That we need a reminder to integrate Arabs is shameful

Our leaders have turned a blind eye to the alienation of 20% of the population.

Eliyahu 311 (photo credit: Courtesy)
Eliyahu 311
(photo credit: Courtesy)
British Jewry is to be congratulated.
With the establishment of the UK Task Force on Issues Facing Arab Citizens of Israel, it is showing that sincere supporters of the State of Israel are not afraid of tackling the country’s most pressing domestic challenge: the full integration of the Arab minority into its economic, cultural and political life.
While the Declaration of Independence promises “complete equality of social and political rights to all its inhabitants, irrespective of religion, race or sex,” this worthy goal has never been met.
Indeed, the socioeconomic gaps between Jews and Arabs continue to widen each year. As the recent annual poverty report published by the National Insurance Institute noted, the Arab sector is the country’s poorest, with 56.9 percent of families living below the poverty line, as compared (to the still shocking) national average of 20.5%.
The aims of the British task force, which is backed by a number of leading mainstream communal organizations, are clear and simple: To deepen UK Jewish engagement with, and understanding of, issues facing Israel’s Arab citizens and leverage communal resources to provide effective solutions; to ensure that engagement with the issues is sustained; to encourage member organizations to work with Israeli partners to strengthen civil society activity, including Jewish and Arab leadership, and to build links with international partners engaged in similar endeavors to ensure effective engagement with the issues.
There are those, of course, who will say that British Jews should concentrate their resources on Israel’s Jewish citizens only, but this narrowminded attitude misses the point. As the cochairs of the UK Task Force recently wrote: “British Jews who care about Israel should care about its 1.5 million Arab citizens. Fully integrating the Arab minority is vital to Israel’s prosperity and cohesion...
[and] is central to the state’s economic prospect, as well as its global standing as the one true democracy in the Middle East.”
IT IS a matter of shame that we need a reminder from British Jews as to the importance of integrating the country’s Arab citizens. In recent years, hand-in-hand with the despicable rise in power of Israel Beiteinu and the racist passions it encourages, there has been a hardening in Israeli-Arab attitudes to Israel as a Jewish state, which can only be damaging to the country’s future.

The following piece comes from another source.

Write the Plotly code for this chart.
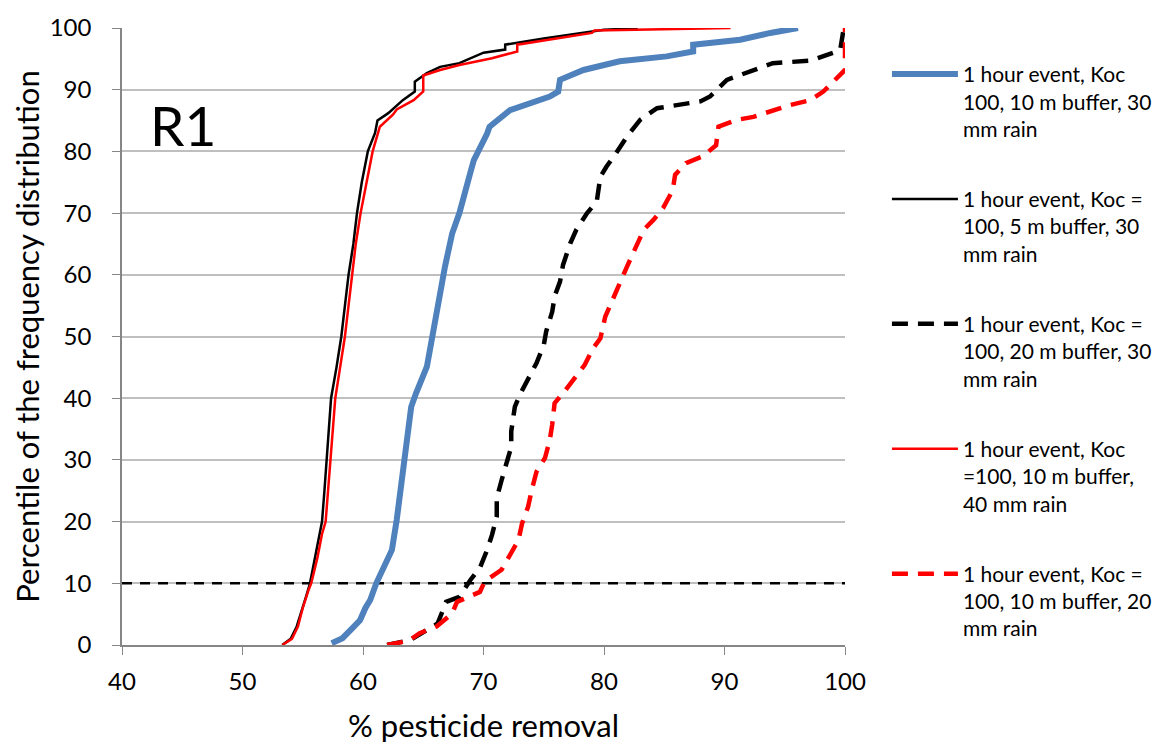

The annual index of Arab-Jewish relations, conducted by University of Haifa sociologist Sami Smooha, tracks this growing alienation. Support for the proposition that “Jews in Israel are a people who have a right to a state” has declined from 75.5% in 2003 to 60.8%, while support for “two states for two peoples” has plummeted from 88.8% to 65%.
Those Arabs who list Israeli citizenship as the most important aspect of their personal identity have dwindled from 29.6% to 19.8%, while those who identify primarily with the Palestinian people have gone from 18.8% to 32%.

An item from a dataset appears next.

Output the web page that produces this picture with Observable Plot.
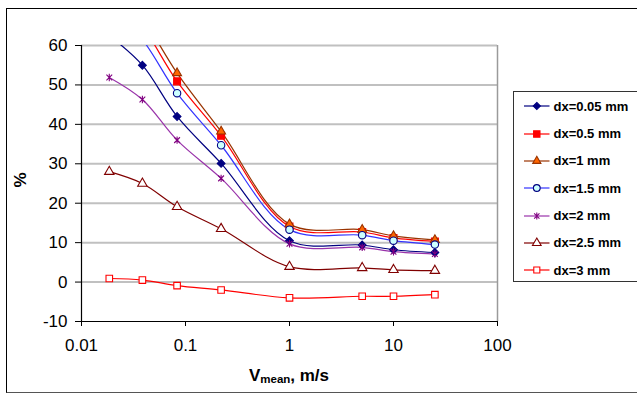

Furthermore, the number who believe that “despite its shortcomings, the regime in Israel is a democracy for the Arab citizens as well” has fallen from 63.1% to 50.5% while the minority that supports using “all means, including violence” to achieve political ends has jumped from 5.4% to 13.9%.

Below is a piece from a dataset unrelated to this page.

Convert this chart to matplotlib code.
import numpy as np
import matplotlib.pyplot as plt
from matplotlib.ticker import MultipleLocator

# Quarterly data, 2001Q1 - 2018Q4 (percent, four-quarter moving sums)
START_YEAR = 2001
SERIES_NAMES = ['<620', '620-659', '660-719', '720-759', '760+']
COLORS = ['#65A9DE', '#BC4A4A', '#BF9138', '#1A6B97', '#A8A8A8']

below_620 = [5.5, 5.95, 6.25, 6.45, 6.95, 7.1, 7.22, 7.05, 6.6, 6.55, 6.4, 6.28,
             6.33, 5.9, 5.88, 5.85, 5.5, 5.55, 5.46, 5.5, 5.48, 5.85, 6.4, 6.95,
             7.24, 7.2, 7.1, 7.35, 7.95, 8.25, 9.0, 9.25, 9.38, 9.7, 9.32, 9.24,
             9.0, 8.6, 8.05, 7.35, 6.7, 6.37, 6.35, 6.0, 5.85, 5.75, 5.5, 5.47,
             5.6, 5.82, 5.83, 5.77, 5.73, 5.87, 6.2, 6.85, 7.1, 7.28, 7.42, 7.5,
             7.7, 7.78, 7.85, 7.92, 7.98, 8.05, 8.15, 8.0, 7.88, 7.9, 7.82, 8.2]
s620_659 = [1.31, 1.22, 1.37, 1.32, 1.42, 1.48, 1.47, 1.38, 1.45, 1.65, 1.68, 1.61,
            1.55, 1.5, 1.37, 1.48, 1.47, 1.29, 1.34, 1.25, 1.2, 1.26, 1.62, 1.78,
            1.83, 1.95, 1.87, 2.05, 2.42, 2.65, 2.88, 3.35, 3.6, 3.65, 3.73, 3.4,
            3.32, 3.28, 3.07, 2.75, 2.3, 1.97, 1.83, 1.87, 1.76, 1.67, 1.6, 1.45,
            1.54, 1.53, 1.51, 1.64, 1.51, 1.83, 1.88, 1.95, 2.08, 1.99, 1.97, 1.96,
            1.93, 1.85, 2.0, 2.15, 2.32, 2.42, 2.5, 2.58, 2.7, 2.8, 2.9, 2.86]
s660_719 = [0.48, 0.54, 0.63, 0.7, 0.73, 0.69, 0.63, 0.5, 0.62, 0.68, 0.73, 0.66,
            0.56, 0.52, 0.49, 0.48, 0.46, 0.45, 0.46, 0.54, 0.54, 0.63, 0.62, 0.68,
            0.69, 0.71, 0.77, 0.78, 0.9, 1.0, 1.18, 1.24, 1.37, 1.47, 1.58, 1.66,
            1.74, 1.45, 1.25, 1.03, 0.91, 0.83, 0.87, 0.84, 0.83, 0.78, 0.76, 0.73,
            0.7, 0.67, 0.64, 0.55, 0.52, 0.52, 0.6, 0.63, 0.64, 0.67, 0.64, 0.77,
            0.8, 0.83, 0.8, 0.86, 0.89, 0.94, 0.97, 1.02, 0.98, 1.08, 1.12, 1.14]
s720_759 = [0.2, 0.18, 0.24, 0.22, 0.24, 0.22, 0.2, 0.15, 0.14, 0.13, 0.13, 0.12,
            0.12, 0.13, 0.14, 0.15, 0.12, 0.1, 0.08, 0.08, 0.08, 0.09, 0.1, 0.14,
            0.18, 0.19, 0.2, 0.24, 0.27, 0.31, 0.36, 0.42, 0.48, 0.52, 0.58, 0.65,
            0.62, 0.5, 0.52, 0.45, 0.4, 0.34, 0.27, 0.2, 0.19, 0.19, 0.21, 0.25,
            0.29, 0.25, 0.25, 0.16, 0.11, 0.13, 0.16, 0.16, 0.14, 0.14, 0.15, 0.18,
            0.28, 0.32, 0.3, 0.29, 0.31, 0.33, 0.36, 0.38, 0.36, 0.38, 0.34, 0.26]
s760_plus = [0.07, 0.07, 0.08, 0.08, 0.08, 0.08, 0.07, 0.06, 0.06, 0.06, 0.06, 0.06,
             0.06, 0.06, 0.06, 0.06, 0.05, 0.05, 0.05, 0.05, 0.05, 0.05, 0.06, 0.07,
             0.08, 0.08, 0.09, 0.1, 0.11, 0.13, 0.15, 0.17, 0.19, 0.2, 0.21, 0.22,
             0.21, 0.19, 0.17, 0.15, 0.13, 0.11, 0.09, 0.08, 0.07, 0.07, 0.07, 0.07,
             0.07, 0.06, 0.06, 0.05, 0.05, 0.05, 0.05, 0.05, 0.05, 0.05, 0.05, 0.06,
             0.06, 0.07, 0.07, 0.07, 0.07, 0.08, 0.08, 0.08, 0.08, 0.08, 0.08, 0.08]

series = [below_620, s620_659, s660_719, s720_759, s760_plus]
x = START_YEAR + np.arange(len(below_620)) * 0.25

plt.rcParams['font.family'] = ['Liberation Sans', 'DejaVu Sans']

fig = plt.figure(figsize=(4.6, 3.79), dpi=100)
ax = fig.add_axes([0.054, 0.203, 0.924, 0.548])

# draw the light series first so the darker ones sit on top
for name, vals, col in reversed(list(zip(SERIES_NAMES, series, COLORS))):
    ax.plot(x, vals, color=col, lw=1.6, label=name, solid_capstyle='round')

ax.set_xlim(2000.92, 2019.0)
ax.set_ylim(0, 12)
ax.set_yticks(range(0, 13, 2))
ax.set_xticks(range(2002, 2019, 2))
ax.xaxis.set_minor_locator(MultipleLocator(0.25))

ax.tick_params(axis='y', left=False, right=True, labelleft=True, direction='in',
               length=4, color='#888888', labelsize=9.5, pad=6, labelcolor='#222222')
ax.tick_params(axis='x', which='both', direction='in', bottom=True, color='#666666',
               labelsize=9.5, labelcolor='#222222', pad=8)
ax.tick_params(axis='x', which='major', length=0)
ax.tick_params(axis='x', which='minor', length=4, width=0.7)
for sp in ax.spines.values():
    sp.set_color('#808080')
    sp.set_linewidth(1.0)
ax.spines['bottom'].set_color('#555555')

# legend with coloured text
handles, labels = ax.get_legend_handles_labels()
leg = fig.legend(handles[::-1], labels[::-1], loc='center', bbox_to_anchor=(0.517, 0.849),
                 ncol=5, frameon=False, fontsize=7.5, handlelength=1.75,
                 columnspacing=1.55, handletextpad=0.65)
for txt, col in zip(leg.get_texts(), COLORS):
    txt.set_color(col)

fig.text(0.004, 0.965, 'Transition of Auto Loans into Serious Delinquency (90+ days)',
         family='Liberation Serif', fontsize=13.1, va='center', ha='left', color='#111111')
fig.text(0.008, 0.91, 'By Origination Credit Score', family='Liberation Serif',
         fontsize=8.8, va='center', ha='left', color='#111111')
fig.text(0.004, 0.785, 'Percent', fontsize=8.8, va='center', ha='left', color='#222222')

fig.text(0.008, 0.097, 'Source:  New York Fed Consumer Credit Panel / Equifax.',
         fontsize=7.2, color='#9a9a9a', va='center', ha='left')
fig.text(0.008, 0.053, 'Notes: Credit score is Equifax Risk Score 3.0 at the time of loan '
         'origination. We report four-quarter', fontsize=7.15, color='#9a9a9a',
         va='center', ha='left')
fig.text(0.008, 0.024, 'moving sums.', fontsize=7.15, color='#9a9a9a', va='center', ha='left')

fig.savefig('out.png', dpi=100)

These are truly frightening figures and demand a concerted reaction on the part of the country’s leadership. No country, and certainly not one that faces the challenges this one does, can afford this level of alienation among 20% of its population.
But our leaders have turned a blind eye to this problem. It’s not hard to imagine Prime Minister Binyamin Netanyahu making an impassioned speech about anti-Semitism in Europe should, say, a leading bishop instruct his flock from the pulpit not to rent out properties to Jewish tenants.
And yet, when Safed’s Chief Rabbi Shmuel Eliyahu issued a halachic ruling last month prohibiting Jews from renting homes to Arabs in the center of the town, there was no condemnation from any senior figure.
Eliyahu, who let us not forget is employed by the state, has form on this issue. He was charged four-and-a-half years ago with making racist remarks against Arabs, but the charges were dropped after he promised to retract them. Puzzlingly, there has been no move on the part of the legal authorities to reinstate these charges after his recent outburst and Eliyahu continues to bring home a healthy salary each month from the state coffers.
The situation in Safed is particularly disturbing. There are 500 Arab students enrolled at Safed Academic College, who have been the target of ugly public attacks, which even culminated in violence against three of them. Eli Tzvieli, an 89-year-old Safed resident, has meanwhile received death threats after renting an apartment to Beduin students. And yet nobody, not even the national student union, has come out in support of these Israeli citizens seeking to live close to their place of study.
The UK Task Force on Issues Facing Arab Citizens of Israel certainly has its work cut out for it.
The writer is a former editor-in-chief of The Jerusalem Post.